Fear of a Black Dingus
An der Speerspitze des darstellerischen Ensembles steht jedoch ein überzeugend aufspielender Samuel L. Jackson. Er ist der große Blender: Bösewicht und Held zugleich, oft auch ein großer Geschichtenerzähler: Meist von erlogenen, selten von wahren. Jacksons Charakter ist nicht nur wegen der größten Bildpräsenz der zentrale des Films. Der Western war schon immer ein Genre, in dem Hautfarbe eine große Rolle spielte.
"The Hateful Eight“ spielt in der Zeit nach den Sezessionskriegen – in der Gesellschaft waren Ressentiments gegen Afro-Amerikaner die Regel – so wird auch Jacksons Charakter von vielen in der Hütte angefeindet. Beiläufig und trotzdem on point baut Tarantino diese essentielle Thematik in seine Dialoge ein: So lässt er jeden der Anwesenden frei und demokratisch seine Meinung zu Afro-Amerikanern äußern, stellt einen gefühlten Rekord für den Gebrauch des Wortes „Nigger“ auf und lässt Samuel L. Jackson in seiner wohl stärksten Szene im Film eine Geschichte über das größte Feindbild eines jeden weißen, rassistischen Amerikaners erzählen: Seinen „black Dingus“.
Kein Konsens
Man könnte „The Hateful Eight“ wegen seines visuell fulminanten ersten Drittels getrost der Tradition des „Schneewesterns“ zuordnen – liefert doch Kameramann Robert Richardson wunderschöne Aufnahmen von verschneiden Berglandschaften. Doch man würde „The Hateful Eight“ unrecht tun – denn an sich ist er kein wirklicher Genrefilm, und somit auch kein purer Schneewestern – auch wenn das Meisterwerk des Genres, "Il Grande Silenzio" von Sergio Cobucci, laut eigener Aussage ein großer Einfluss für den Regisseur war. Michael Haneke ist übrigens auch großer Fan des Films, in dem er seinen "Amour"-Schauspieler Jean-Louis Trintignant in einer seiner stärksten Rollen sah.

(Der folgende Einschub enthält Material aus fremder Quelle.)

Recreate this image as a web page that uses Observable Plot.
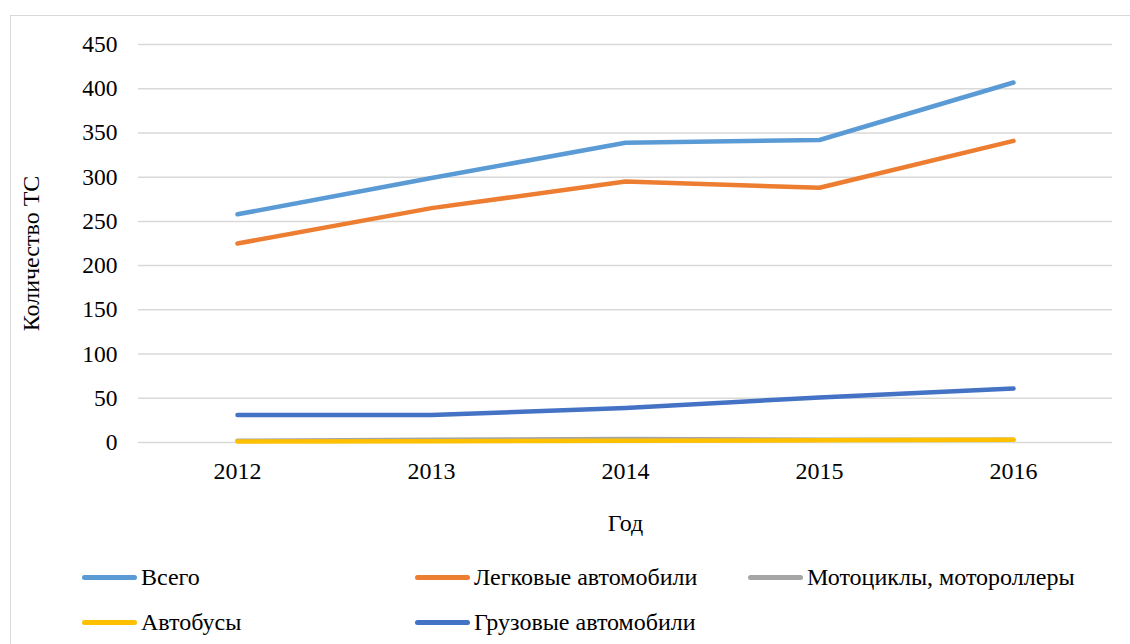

Die spannungsreichsten Momente erwarten den Zuschauer am Ende des Films – dann, wenn aus dem Film ein „whodunit“ wird – und auch der ein oder andere Kopf rollt. „The Hateful Eight“ ist alles in allem ein waschechter Tarantino: Ein Film, der radikal in seiner Machart ist. Es ist kein Konsens-Western geworden wie der blutleere Vorgänger „Django Unchained“. Mit „The Hateful Eight“ unterwirft sich Tarantino keinem Genrediktat und versteht es gleichzeitig, eine Hommage an die großen Meister zu leisten.
Oscar für den Maestro?
„The Hateful Eight“ mischt bei zahlreichen Filmpreisen mit. Auch bei den Oscars darf man in drei Kategorien auf einen Preis hoffen. Neben Leigh als beste Darstellerin und Richardson als bester Kameramann ist auch Ennio Morricone für die beste Filmmusik nominiert. Für „The Hateful Eight“ komponierte der 87-jährige Italiener einen Original Score, der so gar nicht gestrig klingt, und nur lose etwas mit eben jenen Italo-Western-Themen zu tun hat, die Tarantino in der Vergangenheit so exzessiv in seinen Filmen nutzte. Der größte Gänsehaut-Moment mit Morricones Musik erwartet den Zuschauer direkt zu Beginn in der genial choreografierten Anfangssequenz. Allein wegen dieses Themas sollte sich der italienische Maestro Hoffnungen auf einen Oscar machen dürfen. Für seine Musik zu „The Hateful Eight“ errang Morricone vor wenigen Wochen den Golden Globe, den Tarantino stellvertretend für seinen abwesenden „Lieblingsmusiker“ entgegennahm.
„The Hateful Eight“ läuft am 28. Jänner in den Kinos an. Im Wiener Gartenbaukino kann man sogar zwei Mal täglich die Originalfassung des Films im 70mm-Format anschauen.